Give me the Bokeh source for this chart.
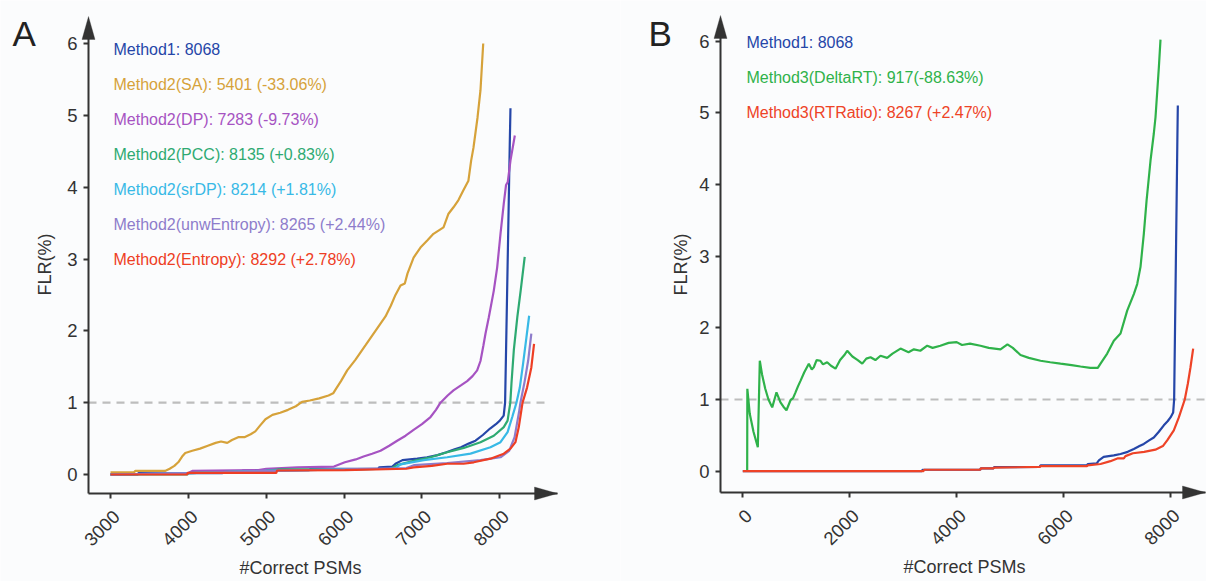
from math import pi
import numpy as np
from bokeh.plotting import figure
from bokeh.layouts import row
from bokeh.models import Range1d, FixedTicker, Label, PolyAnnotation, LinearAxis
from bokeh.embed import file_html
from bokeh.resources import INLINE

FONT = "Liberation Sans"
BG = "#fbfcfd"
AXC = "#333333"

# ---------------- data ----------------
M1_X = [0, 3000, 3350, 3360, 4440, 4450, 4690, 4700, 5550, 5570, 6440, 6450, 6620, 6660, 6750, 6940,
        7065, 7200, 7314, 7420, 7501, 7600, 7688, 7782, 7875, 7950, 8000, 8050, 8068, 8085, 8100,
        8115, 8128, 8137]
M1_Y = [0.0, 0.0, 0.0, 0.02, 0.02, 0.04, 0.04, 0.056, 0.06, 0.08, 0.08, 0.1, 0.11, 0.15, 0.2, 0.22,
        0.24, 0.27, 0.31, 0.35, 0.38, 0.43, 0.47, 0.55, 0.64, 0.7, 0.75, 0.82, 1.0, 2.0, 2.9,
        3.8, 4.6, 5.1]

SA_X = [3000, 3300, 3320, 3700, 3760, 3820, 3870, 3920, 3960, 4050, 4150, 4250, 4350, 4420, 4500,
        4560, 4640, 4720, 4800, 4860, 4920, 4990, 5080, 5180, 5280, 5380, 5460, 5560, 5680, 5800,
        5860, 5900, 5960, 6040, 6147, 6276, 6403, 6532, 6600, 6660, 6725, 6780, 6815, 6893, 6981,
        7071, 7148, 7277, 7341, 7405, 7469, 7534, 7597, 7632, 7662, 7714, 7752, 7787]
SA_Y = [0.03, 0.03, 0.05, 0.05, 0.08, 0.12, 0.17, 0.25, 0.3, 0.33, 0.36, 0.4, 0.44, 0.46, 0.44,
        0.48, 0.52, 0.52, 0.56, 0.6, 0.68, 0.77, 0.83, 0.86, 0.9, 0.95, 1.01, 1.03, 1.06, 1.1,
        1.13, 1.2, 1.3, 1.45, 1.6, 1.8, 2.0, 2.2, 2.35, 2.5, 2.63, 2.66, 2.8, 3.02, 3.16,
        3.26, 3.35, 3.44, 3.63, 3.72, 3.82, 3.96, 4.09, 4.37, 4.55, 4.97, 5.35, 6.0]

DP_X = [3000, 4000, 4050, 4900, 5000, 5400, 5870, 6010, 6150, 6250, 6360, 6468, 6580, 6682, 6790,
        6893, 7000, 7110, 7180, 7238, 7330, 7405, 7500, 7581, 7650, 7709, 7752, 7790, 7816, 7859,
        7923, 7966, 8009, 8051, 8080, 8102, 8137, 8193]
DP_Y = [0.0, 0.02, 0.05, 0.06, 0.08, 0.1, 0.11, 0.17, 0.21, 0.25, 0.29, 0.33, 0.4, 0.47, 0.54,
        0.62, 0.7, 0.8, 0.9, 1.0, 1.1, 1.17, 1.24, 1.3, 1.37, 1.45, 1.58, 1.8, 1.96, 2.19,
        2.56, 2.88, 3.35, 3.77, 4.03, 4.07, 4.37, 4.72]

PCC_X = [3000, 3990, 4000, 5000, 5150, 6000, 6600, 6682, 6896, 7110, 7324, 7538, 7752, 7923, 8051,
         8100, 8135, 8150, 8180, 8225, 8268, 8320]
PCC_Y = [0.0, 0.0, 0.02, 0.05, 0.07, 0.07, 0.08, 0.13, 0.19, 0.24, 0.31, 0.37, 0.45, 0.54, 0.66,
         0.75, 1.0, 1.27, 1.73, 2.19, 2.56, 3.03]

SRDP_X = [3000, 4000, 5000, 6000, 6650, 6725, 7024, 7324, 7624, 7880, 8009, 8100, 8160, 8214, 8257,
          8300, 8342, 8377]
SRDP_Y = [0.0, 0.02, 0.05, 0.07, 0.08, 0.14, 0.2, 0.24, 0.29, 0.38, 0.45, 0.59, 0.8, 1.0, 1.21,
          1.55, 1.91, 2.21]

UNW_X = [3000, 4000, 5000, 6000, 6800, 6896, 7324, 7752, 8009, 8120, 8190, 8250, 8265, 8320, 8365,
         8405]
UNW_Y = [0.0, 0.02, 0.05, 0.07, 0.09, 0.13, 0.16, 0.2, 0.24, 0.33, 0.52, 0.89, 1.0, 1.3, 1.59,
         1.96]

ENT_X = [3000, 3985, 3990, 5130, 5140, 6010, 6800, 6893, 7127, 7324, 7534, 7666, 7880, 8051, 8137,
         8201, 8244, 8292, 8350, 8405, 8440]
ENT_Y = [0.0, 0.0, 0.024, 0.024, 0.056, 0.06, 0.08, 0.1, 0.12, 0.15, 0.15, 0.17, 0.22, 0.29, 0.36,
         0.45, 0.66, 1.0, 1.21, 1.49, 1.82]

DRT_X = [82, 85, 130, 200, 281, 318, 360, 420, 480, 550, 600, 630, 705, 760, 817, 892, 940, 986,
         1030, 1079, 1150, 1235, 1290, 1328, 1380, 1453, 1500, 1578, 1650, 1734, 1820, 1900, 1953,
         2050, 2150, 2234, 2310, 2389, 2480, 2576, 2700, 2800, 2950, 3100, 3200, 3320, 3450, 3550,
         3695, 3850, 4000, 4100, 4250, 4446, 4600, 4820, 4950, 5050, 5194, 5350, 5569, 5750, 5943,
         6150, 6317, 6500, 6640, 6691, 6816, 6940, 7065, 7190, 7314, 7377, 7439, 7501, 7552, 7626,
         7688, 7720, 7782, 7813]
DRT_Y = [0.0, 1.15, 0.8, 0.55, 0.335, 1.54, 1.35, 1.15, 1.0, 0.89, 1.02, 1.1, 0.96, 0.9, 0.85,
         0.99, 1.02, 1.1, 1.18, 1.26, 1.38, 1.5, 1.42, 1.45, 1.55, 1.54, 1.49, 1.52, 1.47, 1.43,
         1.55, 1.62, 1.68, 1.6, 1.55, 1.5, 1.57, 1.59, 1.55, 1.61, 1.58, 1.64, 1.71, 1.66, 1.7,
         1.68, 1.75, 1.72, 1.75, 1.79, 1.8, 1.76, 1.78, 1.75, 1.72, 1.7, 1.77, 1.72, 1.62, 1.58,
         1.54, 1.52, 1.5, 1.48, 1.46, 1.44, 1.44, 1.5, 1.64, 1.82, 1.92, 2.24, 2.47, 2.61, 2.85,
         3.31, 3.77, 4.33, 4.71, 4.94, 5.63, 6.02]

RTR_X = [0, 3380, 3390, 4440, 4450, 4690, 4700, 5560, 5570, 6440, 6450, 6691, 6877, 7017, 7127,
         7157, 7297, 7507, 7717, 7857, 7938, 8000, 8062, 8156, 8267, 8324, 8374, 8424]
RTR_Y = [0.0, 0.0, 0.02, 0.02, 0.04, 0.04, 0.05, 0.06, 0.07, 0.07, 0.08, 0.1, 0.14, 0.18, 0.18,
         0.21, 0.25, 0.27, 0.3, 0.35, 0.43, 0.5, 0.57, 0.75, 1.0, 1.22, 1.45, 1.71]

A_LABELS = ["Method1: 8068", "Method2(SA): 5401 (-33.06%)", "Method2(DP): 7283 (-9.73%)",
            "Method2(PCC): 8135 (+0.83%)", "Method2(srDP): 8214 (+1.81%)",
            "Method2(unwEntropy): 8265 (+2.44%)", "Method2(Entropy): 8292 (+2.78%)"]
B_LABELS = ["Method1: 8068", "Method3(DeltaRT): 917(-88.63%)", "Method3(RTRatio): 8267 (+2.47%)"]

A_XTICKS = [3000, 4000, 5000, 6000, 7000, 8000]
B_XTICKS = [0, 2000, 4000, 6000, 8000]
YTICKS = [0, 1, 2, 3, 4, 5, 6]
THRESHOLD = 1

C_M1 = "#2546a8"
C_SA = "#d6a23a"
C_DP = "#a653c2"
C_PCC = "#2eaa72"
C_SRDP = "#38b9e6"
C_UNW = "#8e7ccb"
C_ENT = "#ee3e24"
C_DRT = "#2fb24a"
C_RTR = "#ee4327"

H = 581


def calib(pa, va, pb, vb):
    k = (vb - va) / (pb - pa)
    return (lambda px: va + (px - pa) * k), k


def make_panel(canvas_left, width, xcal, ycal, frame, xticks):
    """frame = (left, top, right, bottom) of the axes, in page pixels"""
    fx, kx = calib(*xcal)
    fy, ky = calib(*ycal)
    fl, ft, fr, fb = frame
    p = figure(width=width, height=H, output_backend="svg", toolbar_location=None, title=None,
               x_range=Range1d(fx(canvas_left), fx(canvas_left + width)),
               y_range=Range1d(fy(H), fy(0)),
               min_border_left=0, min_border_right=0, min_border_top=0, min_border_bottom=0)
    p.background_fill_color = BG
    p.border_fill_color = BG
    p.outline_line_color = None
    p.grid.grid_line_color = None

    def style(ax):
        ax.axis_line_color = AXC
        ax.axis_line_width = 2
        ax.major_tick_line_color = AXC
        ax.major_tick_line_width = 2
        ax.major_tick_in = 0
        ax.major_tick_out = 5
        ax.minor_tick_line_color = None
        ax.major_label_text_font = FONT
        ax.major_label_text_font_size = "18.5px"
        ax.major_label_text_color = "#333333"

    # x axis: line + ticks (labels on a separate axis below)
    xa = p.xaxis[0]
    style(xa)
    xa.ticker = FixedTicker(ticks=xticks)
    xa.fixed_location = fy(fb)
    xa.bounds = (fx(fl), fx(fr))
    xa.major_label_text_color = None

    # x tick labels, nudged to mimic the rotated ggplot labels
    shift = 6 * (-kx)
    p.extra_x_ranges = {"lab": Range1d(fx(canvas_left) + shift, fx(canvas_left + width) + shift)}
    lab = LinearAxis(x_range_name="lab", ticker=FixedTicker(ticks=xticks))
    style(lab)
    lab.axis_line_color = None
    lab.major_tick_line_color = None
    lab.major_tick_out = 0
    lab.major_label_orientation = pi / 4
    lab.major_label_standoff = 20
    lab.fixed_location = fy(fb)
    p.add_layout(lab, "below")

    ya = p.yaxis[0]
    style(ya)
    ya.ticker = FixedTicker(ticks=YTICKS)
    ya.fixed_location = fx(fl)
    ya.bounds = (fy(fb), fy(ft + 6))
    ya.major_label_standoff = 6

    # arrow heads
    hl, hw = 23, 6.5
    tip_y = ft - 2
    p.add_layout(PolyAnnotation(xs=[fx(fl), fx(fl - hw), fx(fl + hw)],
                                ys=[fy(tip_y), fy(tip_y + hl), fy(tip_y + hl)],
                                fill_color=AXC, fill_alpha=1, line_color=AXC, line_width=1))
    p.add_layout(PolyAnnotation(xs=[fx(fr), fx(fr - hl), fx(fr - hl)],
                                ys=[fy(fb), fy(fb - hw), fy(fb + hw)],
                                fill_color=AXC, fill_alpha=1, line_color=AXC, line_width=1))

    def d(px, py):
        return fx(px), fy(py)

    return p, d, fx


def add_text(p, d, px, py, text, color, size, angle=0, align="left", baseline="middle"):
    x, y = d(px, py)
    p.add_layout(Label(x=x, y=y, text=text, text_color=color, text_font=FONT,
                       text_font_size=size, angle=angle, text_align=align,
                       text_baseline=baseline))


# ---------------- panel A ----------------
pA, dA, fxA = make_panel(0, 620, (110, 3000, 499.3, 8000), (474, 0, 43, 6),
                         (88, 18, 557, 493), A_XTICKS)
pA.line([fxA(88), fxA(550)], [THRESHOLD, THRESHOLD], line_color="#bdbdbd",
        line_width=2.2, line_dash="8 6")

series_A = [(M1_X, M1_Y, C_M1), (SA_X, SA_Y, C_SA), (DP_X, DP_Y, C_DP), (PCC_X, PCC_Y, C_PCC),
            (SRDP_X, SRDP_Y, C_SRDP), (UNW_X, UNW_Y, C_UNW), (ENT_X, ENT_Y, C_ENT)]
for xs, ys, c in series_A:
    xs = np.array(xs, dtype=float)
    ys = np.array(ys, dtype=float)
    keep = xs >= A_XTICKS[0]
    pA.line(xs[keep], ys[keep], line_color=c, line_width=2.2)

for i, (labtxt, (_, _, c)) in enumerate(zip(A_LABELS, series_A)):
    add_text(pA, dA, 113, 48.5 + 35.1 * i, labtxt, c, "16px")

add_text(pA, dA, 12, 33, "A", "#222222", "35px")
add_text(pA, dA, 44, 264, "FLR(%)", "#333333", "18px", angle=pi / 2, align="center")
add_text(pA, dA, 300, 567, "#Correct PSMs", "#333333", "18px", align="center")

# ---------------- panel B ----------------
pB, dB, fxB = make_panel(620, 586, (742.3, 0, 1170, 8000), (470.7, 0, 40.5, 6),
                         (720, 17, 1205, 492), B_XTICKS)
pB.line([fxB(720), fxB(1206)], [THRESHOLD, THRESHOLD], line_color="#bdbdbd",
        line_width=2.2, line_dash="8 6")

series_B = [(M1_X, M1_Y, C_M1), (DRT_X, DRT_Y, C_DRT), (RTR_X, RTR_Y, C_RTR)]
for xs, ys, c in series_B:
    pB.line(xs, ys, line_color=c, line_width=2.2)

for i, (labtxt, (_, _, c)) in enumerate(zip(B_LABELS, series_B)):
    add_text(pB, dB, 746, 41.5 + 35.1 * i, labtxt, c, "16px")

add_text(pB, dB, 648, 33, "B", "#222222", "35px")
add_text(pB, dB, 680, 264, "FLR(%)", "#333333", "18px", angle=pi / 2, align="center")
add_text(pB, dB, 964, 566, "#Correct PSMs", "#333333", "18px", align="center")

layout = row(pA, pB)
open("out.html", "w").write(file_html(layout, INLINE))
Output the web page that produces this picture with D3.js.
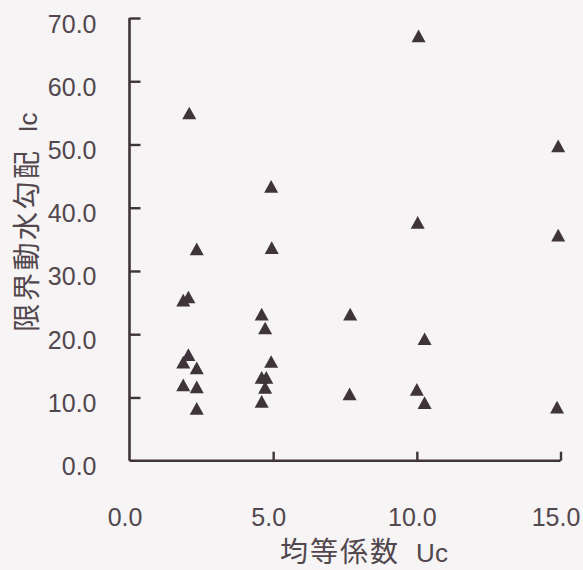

| DIRECTION |
Leave the pictures out, and restate exactly the lines from the start of the records through the one that contains "3.8, 4.6, 5.1]".

| EXERCISE RESULT |
Give me the Bokeh source for this chart.
from math import pi
import numpy as np
from bokeh.plotting import figure
from bokeh.layouts import row
from bokeh.models import Range1d, FixedTicker, Label, PolyAnnotation, LinearAxis
from bokeh.embed import file_html
from bokeh.resources import INLINE

FONT = "Liberation Sans"
BG = "#fbfcfd"
AXC = "#333333"

# ---------------- data ----------------
M1_X = [0, 3000, 3350, 3360, 4440, 4450, 4690, 4700, 5550, 5570, 6440, 6450, 6620, 6660, 6750, 6940,
        7065, 7200, 7314, 7420, 7501, 7600, 7688, 7782, 7875, 7950, 8000, 8050, 8068, 8085, 8100,
        8115, 8128, 8137]
M1_Y = [0.0, 0.0, 0.0, 0.02, 0.02, 0.04, 0.04, 0.056, 0.06, 0.08, 0.08, 0.1, 0.11, 0.15, 0.2, 0.22,
        0.24, 0.27, 0.31, 0.35, 0.38, 0.43, 0.47, 0.55, 0.64, 0.7, 0.75, 0.82, 1.0, 2.0, 2.9,
        3.8, 4.6, 5.1]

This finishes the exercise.